**SET PROBLEM:** Copy each line below that includes "this".

**AVAILABLE RECORDS:**
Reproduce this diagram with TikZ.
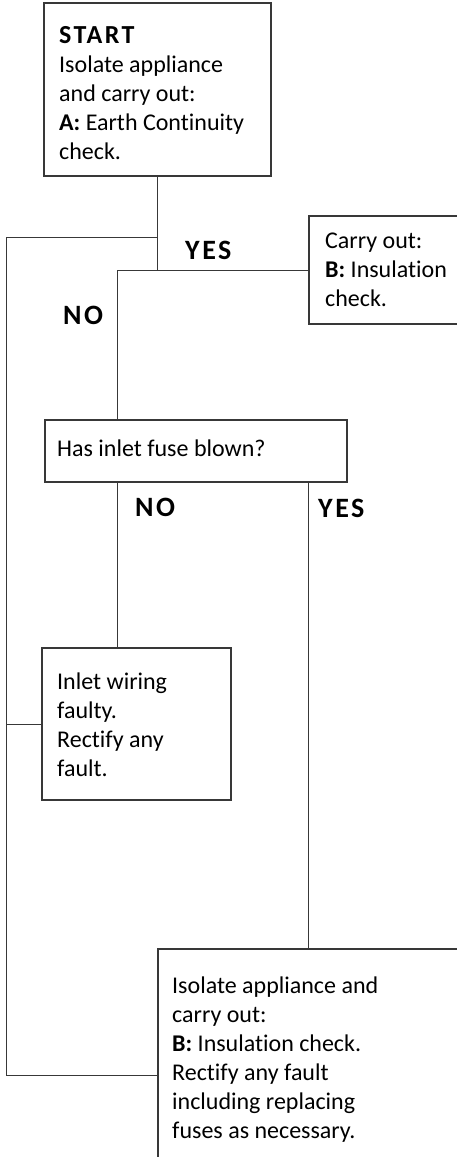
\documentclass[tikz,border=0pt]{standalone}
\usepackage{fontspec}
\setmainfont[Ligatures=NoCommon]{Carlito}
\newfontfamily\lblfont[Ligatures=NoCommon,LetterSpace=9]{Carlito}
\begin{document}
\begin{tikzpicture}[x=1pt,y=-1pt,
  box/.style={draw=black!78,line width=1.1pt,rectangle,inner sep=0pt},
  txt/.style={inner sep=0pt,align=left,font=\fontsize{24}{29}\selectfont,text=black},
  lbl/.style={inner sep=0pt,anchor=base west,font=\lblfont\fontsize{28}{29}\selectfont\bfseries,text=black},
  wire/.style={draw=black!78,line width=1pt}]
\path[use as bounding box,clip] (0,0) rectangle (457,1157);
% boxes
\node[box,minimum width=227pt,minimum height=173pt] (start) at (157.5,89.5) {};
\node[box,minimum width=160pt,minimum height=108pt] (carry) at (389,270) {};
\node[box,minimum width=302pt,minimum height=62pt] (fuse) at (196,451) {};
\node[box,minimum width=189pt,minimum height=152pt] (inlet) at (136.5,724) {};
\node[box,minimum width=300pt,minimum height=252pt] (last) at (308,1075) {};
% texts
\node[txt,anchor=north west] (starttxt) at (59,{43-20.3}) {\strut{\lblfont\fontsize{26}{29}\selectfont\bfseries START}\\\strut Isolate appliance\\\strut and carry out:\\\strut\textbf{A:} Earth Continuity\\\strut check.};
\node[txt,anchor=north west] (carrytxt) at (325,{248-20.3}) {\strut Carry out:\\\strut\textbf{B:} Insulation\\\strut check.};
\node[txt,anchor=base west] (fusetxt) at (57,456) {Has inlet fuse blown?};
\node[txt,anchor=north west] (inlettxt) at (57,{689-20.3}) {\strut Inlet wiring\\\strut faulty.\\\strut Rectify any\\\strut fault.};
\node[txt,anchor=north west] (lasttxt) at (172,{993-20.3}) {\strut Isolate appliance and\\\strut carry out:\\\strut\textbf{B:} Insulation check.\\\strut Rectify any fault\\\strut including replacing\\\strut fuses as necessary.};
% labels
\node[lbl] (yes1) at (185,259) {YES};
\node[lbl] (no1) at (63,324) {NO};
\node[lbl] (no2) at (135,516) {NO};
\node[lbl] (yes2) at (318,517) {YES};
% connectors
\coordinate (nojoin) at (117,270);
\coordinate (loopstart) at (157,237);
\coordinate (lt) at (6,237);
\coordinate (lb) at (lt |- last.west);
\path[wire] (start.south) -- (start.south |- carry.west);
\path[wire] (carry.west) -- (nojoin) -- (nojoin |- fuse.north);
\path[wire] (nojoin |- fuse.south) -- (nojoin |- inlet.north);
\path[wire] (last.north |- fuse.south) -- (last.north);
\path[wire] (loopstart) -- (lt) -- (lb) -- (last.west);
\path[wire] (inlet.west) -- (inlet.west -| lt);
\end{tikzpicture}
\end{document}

* * *

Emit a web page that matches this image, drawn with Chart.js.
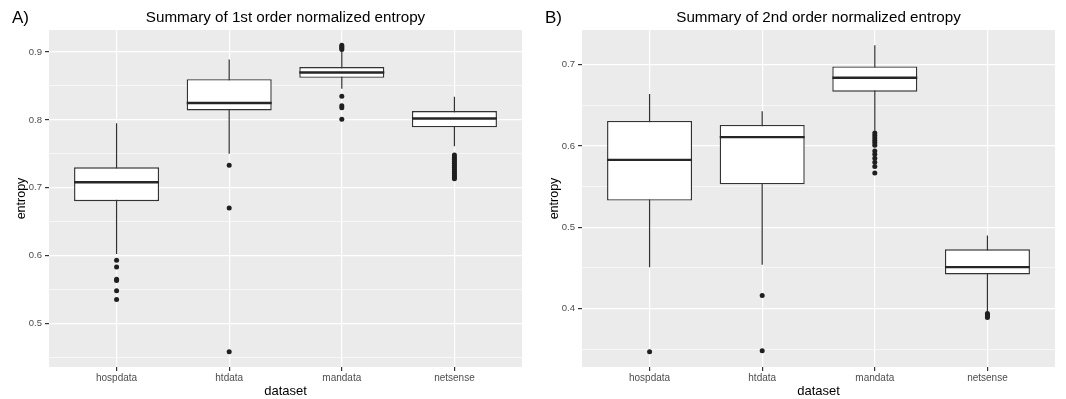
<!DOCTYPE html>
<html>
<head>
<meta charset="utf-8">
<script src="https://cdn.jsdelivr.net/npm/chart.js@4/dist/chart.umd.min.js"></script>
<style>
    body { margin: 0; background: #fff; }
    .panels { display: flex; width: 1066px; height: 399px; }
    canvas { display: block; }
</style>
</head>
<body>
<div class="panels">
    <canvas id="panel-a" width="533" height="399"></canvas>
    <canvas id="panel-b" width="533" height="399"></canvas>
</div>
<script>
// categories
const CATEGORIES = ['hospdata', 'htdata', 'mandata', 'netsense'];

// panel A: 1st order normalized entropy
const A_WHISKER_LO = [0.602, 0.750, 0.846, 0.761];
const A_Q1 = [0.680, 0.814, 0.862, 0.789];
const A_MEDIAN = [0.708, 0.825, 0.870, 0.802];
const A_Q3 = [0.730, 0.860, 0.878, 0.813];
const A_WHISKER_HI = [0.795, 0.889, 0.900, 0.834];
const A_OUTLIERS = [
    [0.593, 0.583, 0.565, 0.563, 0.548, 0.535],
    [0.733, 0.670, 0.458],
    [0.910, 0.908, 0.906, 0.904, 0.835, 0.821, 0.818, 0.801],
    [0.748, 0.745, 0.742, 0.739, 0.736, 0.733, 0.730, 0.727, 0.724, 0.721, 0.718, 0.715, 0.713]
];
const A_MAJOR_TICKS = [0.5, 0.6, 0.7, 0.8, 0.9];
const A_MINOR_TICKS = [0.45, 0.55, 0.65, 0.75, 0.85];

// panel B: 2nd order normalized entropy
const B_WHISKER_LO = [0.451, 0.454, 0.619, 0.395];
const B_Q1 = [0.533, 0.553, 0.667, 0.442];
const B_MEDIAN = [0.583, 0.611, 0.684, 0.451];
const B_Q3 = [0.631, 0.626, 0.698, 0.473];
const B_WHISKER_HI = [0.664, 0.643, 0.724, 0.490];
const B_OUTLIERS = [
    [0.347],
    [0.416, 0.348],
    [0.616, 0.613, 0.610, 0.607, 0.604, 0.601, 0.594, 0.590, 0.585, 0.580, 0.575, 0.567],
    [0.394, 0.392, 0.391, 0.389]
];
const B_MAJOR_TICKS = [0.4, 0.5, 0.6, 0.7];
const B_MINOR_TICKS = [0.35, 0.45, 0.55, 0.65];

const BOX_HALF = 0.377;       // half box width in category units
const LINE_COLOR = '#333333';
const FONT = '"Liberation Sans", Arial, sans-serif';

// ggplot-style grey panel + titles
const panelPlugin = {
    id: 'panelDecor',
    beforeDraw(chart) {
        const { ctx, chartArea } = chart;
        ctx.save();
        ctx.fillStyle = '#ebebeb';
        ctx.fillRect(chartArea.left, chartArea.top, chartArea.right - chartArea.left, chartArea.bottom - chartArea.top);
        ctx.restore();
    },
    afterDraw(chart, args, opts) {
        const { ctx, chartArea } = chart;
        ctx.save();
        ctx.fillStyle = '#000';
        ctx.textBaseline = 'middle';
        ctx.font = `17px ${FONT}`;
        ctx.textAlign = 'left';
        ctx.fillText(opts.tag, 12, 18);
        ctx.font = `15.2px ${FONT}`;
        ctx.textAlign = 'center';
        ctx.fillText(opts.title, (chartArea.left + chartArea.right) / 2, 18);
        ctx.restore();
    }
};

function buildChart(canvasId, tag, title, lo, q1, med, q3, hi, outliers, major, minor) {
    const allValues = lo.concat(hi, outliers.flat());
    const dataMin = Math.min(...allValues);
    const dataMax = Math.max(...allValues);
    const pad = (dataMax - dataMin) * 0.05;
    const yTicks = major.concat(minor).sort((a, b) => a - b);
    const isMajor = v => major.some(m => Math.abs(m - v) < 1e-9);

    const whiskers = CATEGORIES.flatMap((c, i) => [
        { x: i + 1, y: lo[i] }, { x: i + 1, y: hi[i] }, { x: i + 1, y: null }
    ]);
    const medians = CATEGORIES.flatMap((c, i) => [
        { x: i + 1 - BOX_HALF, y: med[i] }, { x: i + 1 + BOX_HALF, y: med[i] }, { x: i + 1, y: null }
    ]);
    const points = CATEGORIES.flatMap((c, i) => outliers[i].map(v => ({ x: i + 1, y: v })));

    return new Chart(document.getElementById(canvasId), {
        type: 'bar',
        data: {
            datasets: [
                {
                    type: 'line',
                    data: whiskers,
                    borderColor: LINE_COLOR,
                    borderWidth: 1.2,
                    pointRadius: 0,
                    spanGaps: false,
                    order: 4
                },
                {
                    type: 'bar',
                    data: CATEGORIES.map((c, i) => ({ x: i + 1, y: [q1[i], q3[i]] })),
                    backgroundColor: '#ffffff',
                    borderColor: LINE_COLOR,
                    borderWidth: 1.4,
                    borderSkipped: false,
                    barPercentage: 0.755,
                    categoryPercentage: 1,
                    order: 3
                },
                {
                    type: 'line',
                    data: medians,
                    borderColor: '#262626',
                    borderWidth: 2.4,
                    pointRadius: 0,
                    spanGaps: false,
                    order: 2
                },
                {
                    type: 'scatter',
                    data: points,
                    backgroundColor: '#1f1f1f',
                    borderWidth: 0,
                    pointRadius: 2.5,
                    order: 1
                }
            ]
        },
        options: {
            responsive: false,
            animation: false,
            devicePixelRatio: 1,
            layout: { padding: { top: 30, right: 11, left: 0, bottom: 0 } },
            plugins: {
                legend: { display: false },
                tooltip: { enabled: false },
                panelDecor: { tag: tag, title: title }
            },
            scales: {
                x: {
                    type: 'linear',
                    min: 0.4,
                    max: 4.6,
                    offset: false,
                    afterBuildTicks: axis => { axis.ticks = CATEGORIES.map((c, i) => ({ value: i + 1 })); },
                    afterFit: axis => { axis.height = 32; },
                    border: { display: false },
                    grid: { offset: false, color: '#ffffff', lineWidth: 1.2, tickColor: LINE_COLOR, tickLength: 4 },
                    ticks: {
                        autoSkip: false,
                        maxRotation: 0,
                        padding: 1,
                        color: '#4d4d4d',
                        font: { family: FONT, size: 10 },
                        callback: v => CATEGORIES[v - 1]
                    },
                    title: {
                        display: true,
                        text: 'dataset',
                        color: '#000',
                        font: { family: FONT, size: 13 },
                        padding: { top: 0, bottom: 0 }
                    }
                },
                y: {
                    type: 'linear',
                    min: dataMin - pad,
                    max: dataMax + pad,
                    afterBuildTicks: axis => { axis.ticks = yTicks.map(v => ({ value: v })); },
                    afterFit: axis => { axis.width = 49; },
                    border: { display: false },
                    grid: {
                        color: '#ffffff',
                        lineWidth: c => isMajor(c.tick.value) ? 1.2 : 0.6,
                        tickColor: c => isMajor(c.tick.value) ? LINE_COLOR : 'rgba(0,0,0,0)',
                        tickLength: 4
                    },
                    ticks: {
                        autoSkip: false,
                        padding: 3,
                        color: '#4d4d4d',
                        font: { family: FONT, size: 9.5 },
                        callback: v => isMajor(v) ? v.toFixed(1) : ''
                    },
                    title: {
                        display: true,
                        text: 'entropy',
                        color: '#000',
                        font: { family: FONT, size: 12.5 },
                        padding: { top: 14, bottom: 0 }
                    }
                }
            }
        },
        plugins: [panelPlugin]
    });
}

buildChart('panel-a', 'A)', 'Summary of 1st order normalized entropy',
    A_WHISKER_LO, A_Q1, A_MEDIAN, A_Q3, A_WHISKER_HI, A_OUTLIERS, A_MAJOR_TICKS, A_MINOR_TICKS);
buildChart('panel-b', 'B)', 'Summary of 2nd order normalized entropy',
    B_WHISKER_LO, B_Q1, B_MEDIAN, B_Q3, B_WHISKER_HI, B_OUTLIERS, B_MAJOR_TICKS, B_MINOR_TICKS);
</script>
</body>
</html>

**ANSWER:**
Reproduce this diagram with TikZ.
Emit a web page that matches this image, drawn with Chart.js.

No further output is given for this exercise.